Given problem
Set all the material down again unchanged, without the pictures.

Supplied information
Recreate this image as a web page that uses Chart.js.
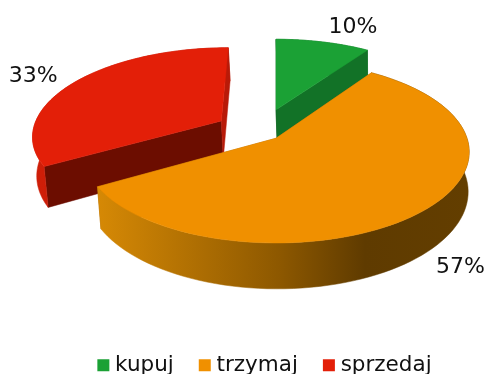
<!DOCTYPE html>
<html>
<head>
<meta charset="utf-8">
<script src="https://cdn.jsdelivr.net/npm/chart.js@4/dist/chart.umd.min.js"></script>
<style>
html, body { margin: 0; padding: 0; background: #fff; }
#wrap { position: relative; width: 485px; height: 374px; }
</style>
</head>
<body>
<div id="wrap"><canvas id="pieChart"></canvas></div>
<script>
// DATA

const categories = ['kupuj', 'trzymaj', 'sprzedaj'];
const shares = [9.5, 57.1, 33.4];
const topColors = ['#1ba135', '#f09000', '#e31f08'];
const startWallColors = ['#0b4a1a', '#a86500', '#6c0d00'];
const endWallColors = ['#127227', '#a86500', '#b81a08'];
const rimColors = [
    ['#127227', '#127227'],
    ['#d68905', '#8d5800', '#5f3b00', '#633e00'],
    ['#cf1e08', '#b81a08']
];

// 3D VIEW SETTINGS

const TILT = 0.466;
const PERSPECTIVE = 0.15;
const DEPTH = 39;
const BOTTOM_SHRINK = 0.988;
const BOTTOM_SKEW = 1.3;
const VIEW_DX = 9;
const VIEW_DY = -24;
const sliceShift = [[0, 0.335], [0, 0], [-0.295, 0.2]];
const labelNudge = [[30, -15], [38, 56], [-42, -6]];

function project(el, X, Y, bottom) {
    const s = 1 / (1 + PERSPECTIVE * Y);
    let x = el.outerRadius * X * s;
    let y = -el.outerRadius * TILT * Y * s;
    if (bottom) {
        x = x * BOTTOM_SHRINK + BOTTOM_SKEW;
        y += DEPTH * s;
    }
    return { x: el.x + VIEW_DX + x, y: el.y + VIEW_DY + y };
}

function rimPoints(el, shift, bottom) {
    const steps = 90;
    const points = [];
    for (let i = 0; i <= steps; i++) {
        const a = el.startAngle + (el.endAngle - el.startAngle) * i / steps;
        points.push(project(el, shift[0] + Math.cos(a), shift[1] - Math.sin(a), bottom));
    }
    return points;
}

function fillPoints(ctx, points, color) {
    ctx.beginPath();
    points.forEach((p, i) => i ? ctx.lineTo(p.x, p.y) : ctx.moveTo(p.x, p.y));
    ctx.closePath();
    ctx.fillStyle = color;
    ctx.fill();
    ctx.strokeStyle = color;
    ctx.lineWidth = 0.5;
    ctx.stroke();
}

function drawSlice(ctx, el, i) {
    const shift = sliceShift[i];
    const top = rimPoints(el, shift, false);
    const bottom = rimPoints(el, shift, true);
    const apexTop = project(el, shift[0], shift[1], false);
    const apexBottom = project(el, shift[0], shift[1], true);
    const last = top.length - 1;

    fillPoints(ctx, [apexTop, top[0], bottom[0], apexBottom], startWallColors[i]);
    fillPoints(ctx, [apexTop, top[last], bottom[last], apexBottom], endWallColors[i]);

    const xs = top.map(p => p.x);
    const gradient = ctx.createLinearGradient(Math.min(...xs), 0, Math.max(...xs), 0);
    const stops = rimColors[i];
    const stopAt = stops.length === 4 ? [0, 0.49, 0.72, 1] : [0, 1];
    stops.forEach((c, k) => gradient.addColorStop(stopAt[k], c));
    fillPoints(ctx, top.concat(bottom.slice().reverse()), gradient);

    fillPoints(ctx, [apexTop].concat(top), topColors[i]);
}

// CHART

const pie3d = {
    id: 'pie3d',
    beforeDatasetsDraw(chart) {
        const ctx = chart.ctx;
        const arcs = chart.getDatasetMeta(0).data;
        ctx.save();
        [2, 0, 1].forEach(i => drawSlice(ctx, arcs[i], i));

        ctx.fillStyle = '#111';
        ctx.font = '22px "DejaVu Sans"';
        ctx.textAlign = 'center';
        ctx.textBaseline = 'middle';
        arcs.forEach((el, i) => {
            const mid = (el.startAngle + el.endAngle) / 2;
            const p = project(el, sliceShift[i][0] + Math.cos(mid), sliceShift[i][1] - Math.sin(mid), false);
            const text = Math.round(shares[i]) + '%';
            ctx.fillText(text, p.x + labelNudge[i][0], p.y + labelNudge[i][1]);
        });
        ctx.restore();
        return false;
    }
};

window.onload = function () {

    const canvas = document.getElementById('pieChart');

    new Chart(canvas.getContext('2d'), {
        type: 'pie',
        data: {
            labels: categories,
            datasets: [{
                data: shares,
                backgroundColor: topColors,
                borderWidth: 0
            }]
        },
        options: {
            responsive: true,
            maintainAspectRatio: false,
            animation: false,
            radius: 191,
            layout: {
                padding: { left: 49, top: 0, right: 0, bottom: -12 }
            },
            plugins: {
                tooltip: { enabled: false },
                legend: {
                    position: 'bottom',
                    labels: {
                        usePointStyle: true,
                        pointStyle: 'rect',
                        boxWidth: 2,
                        boxHeight: 12,
                        padding: 30,
                        color: '#111',
                        font: { family: '"DejaVu Sans"', size: 21.5 }
                    }
                }
            }
        },
        plugins: [pie3d]
    });
};
</script>
</body>
</html>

Task result
Recreate this image as a web page that uses Chart.js.
<!DOCTYPE html>
<html>
<head>
<meta charset="utf-8">
<script src="https://cdn.jsdelivr.net/npm/chart.js@4/dist/chart.umd.min.js"></script>
<style>
html, body { margin: 0; padding: 0; background: #fff; }
#wrap { position: relative; width: 485px; height: 374px; }
</style>
</head>
<body>
<div id="wrap"><canvas id="pieChart"></canvas></div>
<script>
// DATA

const categories = ['kupuj', 'trzymaj', 'sprzedaj'];
const shares = [9.5, 57.1, 33.4];
const topColors = ['#1ba135', '#f09000', '#e31f08'];
const startWallColors = ['#0b4a1a', '#a86500', '#6c0d00'];
const endWallColors = ['#127227', '#a86500', '#b81a08'];
const rimColors = [
    ['#127227', '#127227'],
    ['#d68905', '#8d5800', '#5f3b00', '#633e00'],
    ['#cf1e08', '#b81a08']
];

// 3D VIEW SETTINGS

const TILT = 0.466;
const PERSPECTIVE = 0.15;
const DEPTH = 39;
const BOTTOM_SHRINK = 0.988;
const BOTTOM_SKEW = 1.3;
const VIEW_DX = 9;
const VIEW_DY = -24;
const sliceShift = [[0, 0.335], [0, 0], [-0.295, 0.2]];
const labelNudge = [[30, -15], [38, 56], [-42, -6]];

function project(el, X, Y, bottom) {
    const s = 1 / (1 + PERSPECTIVE * Y);
    let x = el.outerRadius * X * s;
    let y = -el.outerRadius * TILT * Y * s;
    if (bottom) {
        x = x * BOTTOM_SHRINK + BOTTOM_SKEW;
        y += DEPTH * s;
    }
    return { x: el.x + VIEW_DX + x, y: el.y + VIEW_DY + y };
}

function rimPoints(el, shift, bottom) {
    const steps = 90;
    const points = [];
    for (let i = 0; i <= steps; i++) {
        const a = el.startAngle + (el.endAngle - el.startAngle) * i / steps;
        points.push(project(el, shift[0] + Math.cos(a), shift[1] - Math.sin(a), bottom));
    }
    return points;
}

function fillPoints(ctx, points, color) {
    ctx.beginPath();
    points.forEach((p, i) => i ? ctx.lineTo(p.x, p.y) : ctx.moveTo(p.x, p.y));
    ctx.closePath();
    ctx.fillStyle = color;
    ctx.fill();
    ctx.strokeStyle = color;
    ctx.lineWidth = 0.5;
    ctx.stroke();
}

function drawSlice(ctx, el, i) {
    const shift = sliceShift[i];
    const top = rimPoints(el, shift, false);
    const bottom = rimPoints(el, shift, true);
    const apexTop = project(el, shift[0], shift[1], false);
    const apexBottom = project(el, shift[0], shift[1], true);
    const last = top.length - 1;

    fillPoints(ctx, [apexTop, top[0], bottom[0], apexBottom], startWallColors[i]);
    fillPoints(ctx, [apexTop, top[last], bottom[last], apexBottom], endWallColors[i]);

    const xs = top.map(p => p.x);
    const gradient = ctx.createLinearGradient(Math.min(...xs), 0, Math.max(...xs), 0);
    const stops = rimColors[i];
    const stopAt = stops.length === 4 ? [0, 0.49, 0.72, 1] : [0, 1];
    stops.forEach((c, k) => gradient.addColorStop(stopAt[k], c));
    fillPoints(ctx, top.concat(bottom.slice().reverse()), gradient);

    fillPoints(ctx, [apexTop].concat(top), topColors[i]);
}

// CHART

const pie3d = {
    id: 'pie3d',
    beforeDatasetsDraw(chart) {
        const ctx = chart.ctx;
        const arcs = chart.getDatasetMeta(0).data;
        ctx.save();
        [2, 0, 1].forEach(i => drawSlice(ctx, arcs[i], i));

        ctx.fillStyle = '#111';
        ctx.font = '22px "DejaVu Sans"';
        ctx.textAlign = 'center';
        ctx.textBaseline = 'middle';
        arcs.forEach((el, i) => {
            const mid = (el.startAngle + el.endAngle) / 2;
            const p = project(el, sliceShift[i][0] + Math.cos(mid), sliceShift[i][1] - Math.sin(mid), false);
            const text = Math.round(shares[i]) + '%';
            ctx.fillText(text, p.x + labelNudge[i][0], p.y + labelNudge[i][1]);
        });
        ctx.restore();
        return false;
    }
};

window.onload = function () {

    const canvas = document.getElementById('pieChart');

    new Chart(canvas.getContext('2d'), {
        type: 'pie',
        data: {
            labels: categories,
            datasets: [{
                data: shares,
                backgroundColor: topColors,
                borderWidth: 0
            }]
        },
        options: {
            responsive: true,
            maintainAspectRatio: false,
            animation: false,
            radius: 191,
            layout: {
                padding: { left: 49, top: 0, right: 0, bottom: -12 }
            },
            plugins: {
                tooltip: { enabled: false },
                legend: {
                    position: 'bottom',
                    labels: {
                        usePointStyle: true,
                        pointStyle: 'rect',
                        boxWidth: 2,
                        boxHeight: 12,
                        padding: 30,
                        color: '#111',
                        font: { family: '"DejaVu Sans"', size: 21.5 }
                    }
                }
            }
        },
        plugins: [pie3d]
    });
};
</script>
</body>
</html>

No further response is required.